Андраш не сомневался, что у этого рассказа он оказался первым слушателем мужского пола, и оценил подарок. Однако из фрагментов и эпизодов настоящий сюжет не склеился, показался каким-то пресным, так что Андраш и Изабель остались сидеть рядом, как брат с сестрой, избежав тем самым неловкого служебного романа, хотя Андраш жарко мечтал, что все между ними будет по-другому. Но не придумал ничего, способного разорвать кокон, в котором пряталась Изабель.

— Сделай ей предложение — романтическое, восточноевропейское, с поцелуем руки и красными розами, — посоветовал ему Ласло позже, слишком поздно. И хотя такая картина по сию пору представлялась Андрашу безвкусной, он вынужден был пополнить ею список упущений, ведь все же это было бы умнее, чем его сомнительная идея завоевать Изабель в качестве любовника. Сомнительная, раз уж он не уверен, что может стать потрясающим любовником, но главное — раз уж он не такой, каким хочет быть. Андраш любил Изабель, от этого простого факта разрывалось сердце.

Прошло много времени, и теперь уж все равно, был ли тот вечер упущением или безжалостной правдой: Изабель столь решительно вела линию брата с сестрой, что догадалась ему первому рассказать о новой встрече с Якобом. Вот и пора проститься с надеждой: Андраш, ее верный до смерти рыцарь, сам создал свой комически-печальный образ. Точно по нему скроена, давно срослась с ним эта роль.

«Поезжай наконец в Будапешт, что ты тут позабыл?»

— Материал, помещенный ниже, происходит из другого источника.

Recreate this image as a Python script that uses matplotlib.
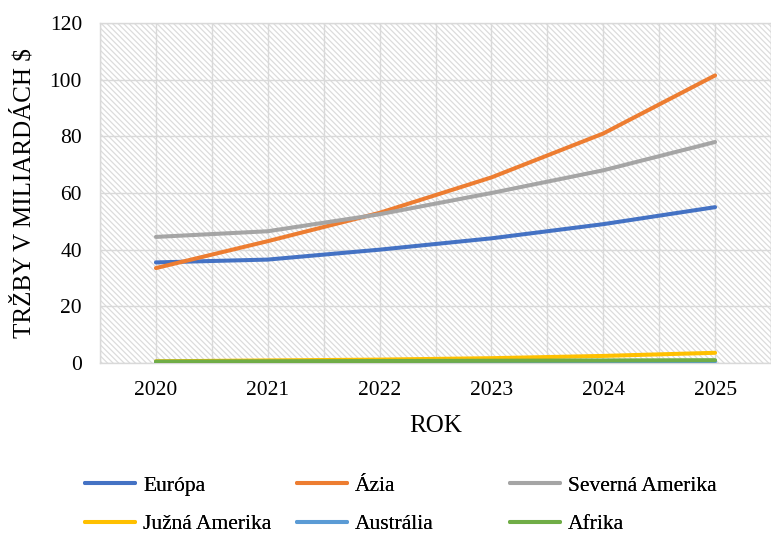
import matplotlib
matplotlib.use("Agg")
import matplotlib.pyplot as plt
from matplotlib.patches import Rectangle

plt.rcParams['font.family'] = ['Liberation Serif', 'DejaVu Serif']
plt.rcParams['hatch.linewidth'] = 0.9
plt.rcParams['hatch.color'] = '#dcdcdc'

years = ['2020', '2021', '2022', '2023', '2024', '2025']
europa = [35.5, 36.5, 40.0, 44.0, 49.0, 55.0]
azia = [33.5, 43.0, 53.0, 65.5, 81.0, 101.5]
sev_amerika = [44.5, 46.5, 52.5, 60.0, 68.0, 78.0]
juz_amerika = [0.6, 0.9, 1.2, 1.7, 2.5, 3.6]
australia = [0.3, 0.35, 0.4, 0.45, 0.5, 0.55]
afrika = [0.5, 0.6, 0.7, 0.8, 0.9, 1.0]

series = [
    ('Európa', europa, '#4472C4'),
    ('Ázia', azia, '#ED7D31'),
    ('Severná Amerika', sev_amerika, '#A5A5A5'),
    ('Južná Amerika', juz_amerika, '#FFC000'),
    ('Austrália', australia, '#5B9BD5'),
    ('Afrika', afrika, '#70AD47'),
]

fig = plt.figure(figsize=(7.71, 5.37), dpi=100)
ax = fig.add_axes([100/771, 1-363/537, 1-100/771, 340/537])

ax.add_patch(Rectangle((0, 0), 1, 1, transform=ax.transAxes, facecolor='white',
                       edgecolor='#dcdcdc', hatch='\\' * 6, lw=0, zorder=0))

x = list(range(len(years)))
handles = {}
for name, vals, col in series:
    h, = ax.plot(x, vals, color=col, lw=2.9, solid_capstyle='round', zorder=3, label=name)
    handles[name] = h

ax.set_xlim(-0.5, 5.38)
ax.set_ylim(0, 120)
ax.set_yticks(range(0, 121, 20))
ax.set_xticks(x)
ax.set_xticklabels(years)
ax.set_xticks([i + 0.5 for i in range(-1, 6)], minor=True)
ax.grid(True, which='major', axis='y', color='#d9d9d9', lw=1.0, zorder=1)
ax.grid(True, which='both', axis='x', color='#d9d9d9', lw=1.0, zorder=1)
ax.tick_params(axis='both', which='both', length=0, labelsize=15.5)
ax.tick_params(axis='y', pad=13)
ax.tick_params(axis='x', pad=13)
for s in ax.spines.values():
    s.set_color('#d9d9d9')
    s.set_linewidth(1.0)
ax.set_axisbelow(True)

ax.set_xlabel('ROK', fontsize=18, labelpad=11)
ax.set_ylabel('TRŽBY V MILIARDÁCH $', fontsize=18, labelpad=10)

cols = [['Európa', 'Južná Amerika'], ['Ázia', 'Austrália'], ['Severná Amerika', 'Afrika']]
xs = [85, 297, 510]
for names, x0 in zip(cols, xs):
    leg = fig.legend([handles[n] for n in names], names, loc='center left',
                     bbox_to_anchor=(x0/771, 1-505/537), frameon=False, fontsize=15.5,
                     handlelength=2.3, handletextpad=0.4, borderpad=0,
                     borderaxespad=0, labelspacing=0.85)
    fig.add_artist(leg)

fig.savefig('out.png', dpi=100)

Тоскливым казался ему наверху шум проезжающих машин, часы на церковной башне пробили девять. Она уже не придет.

7

К концу рабочего дня выяснилось, что Роберт, его коллега, все еще в Нью-Йорке. Из тридцати двух сотрудников конторы именно Роберт был ему ближе всех. Они сидели дверь в дверь, с одной и той же секретаршей Юлией, и оба знали, что одного из них — скорее, Роберта — пошлют в Лондон. Они считались друзьями: оба высокие, одного возраста, приятные или даже красивые. Встречались на какой-нибудь выставке, иногда заходили вместе в «Вюргенгель» выпить бокал вина. Про возможность отправиться в Лондон на год или два никогда не говорили, оба хотели в Лондон, и оба знали, что один не попытается выглядеть лучше другого в глазах Шрайбера. Роберт учился в Лондоне целый год и был более подходящим кандидатом.

Именно о Лондоне сразу вспомнил Якоб, когда Юлия вошла к нему в кабинет с распечатанным электронным письмом, отвратительно спокойная, только руками нервно водила туда-сюда.

— Он собирался первым рейсом лететь в Чикаго, но второе письмо я вчера прочитать не успела…

Лицо Якоба полыхало, опять и опять — как бездарно и как стыдно! у него в голове крутилась одна фраза: «Это значит, что в Лондон поеду я». Якоб встал, но ему показалось, будто он и не двигался с места, только что сидел, не шевелясь, а теперь вдруг стоит. Телефон он держал в руке, набрал номер Роберта и трижды прослушал запись: «Абонент не отвечает или находится вне зоны действия сети».